There is no registration fee, but walkers are encouraged to collect donations to support the cause.
Holcombe has been involved in the CROP Hunger Walk for at least 35 years.
When she first joined St. John Lutheran Church, she was recruited to be part of what was then called the board of social ministry. Her first job was to coordinate the St. John team.
“I have walked in the CROP Walk for most of those years,” she said.
Her involvement in social issues continued from that starting point and led to some life-changing travels around the world.
“These experiences gave me the opportunity to learn about global poverty,” Holcombe said.
She is happy some of the money raised goes to ECHO.

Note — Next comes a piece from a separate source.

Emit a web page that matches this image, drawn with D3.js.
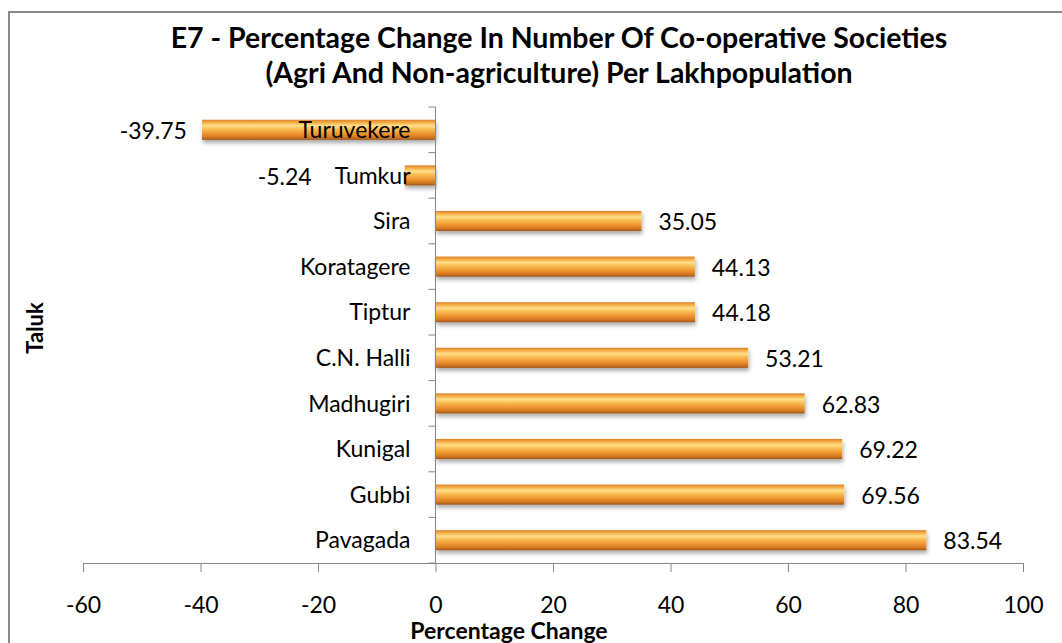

“But my real interest stems from the work Church World Service does around the world to help people find sustainable ways to provide food, shelter and education for families,” Holcombe said.
One Church World Service program in Indonesia gives families a rooster and three hens so they can raise chickens and collect eggs. Families also get seeds and learn how to grow home gardens.
Holcombe called the CROP Walk “a great community experience as people work together for a common cause.”
“I love to see families come and walk together,” she said. “I think my favorite walks were when my daughter was young, and a group from church would walk together, pushing her in a stroller. Thirty years later, she still wants to come and do the walk with friends.”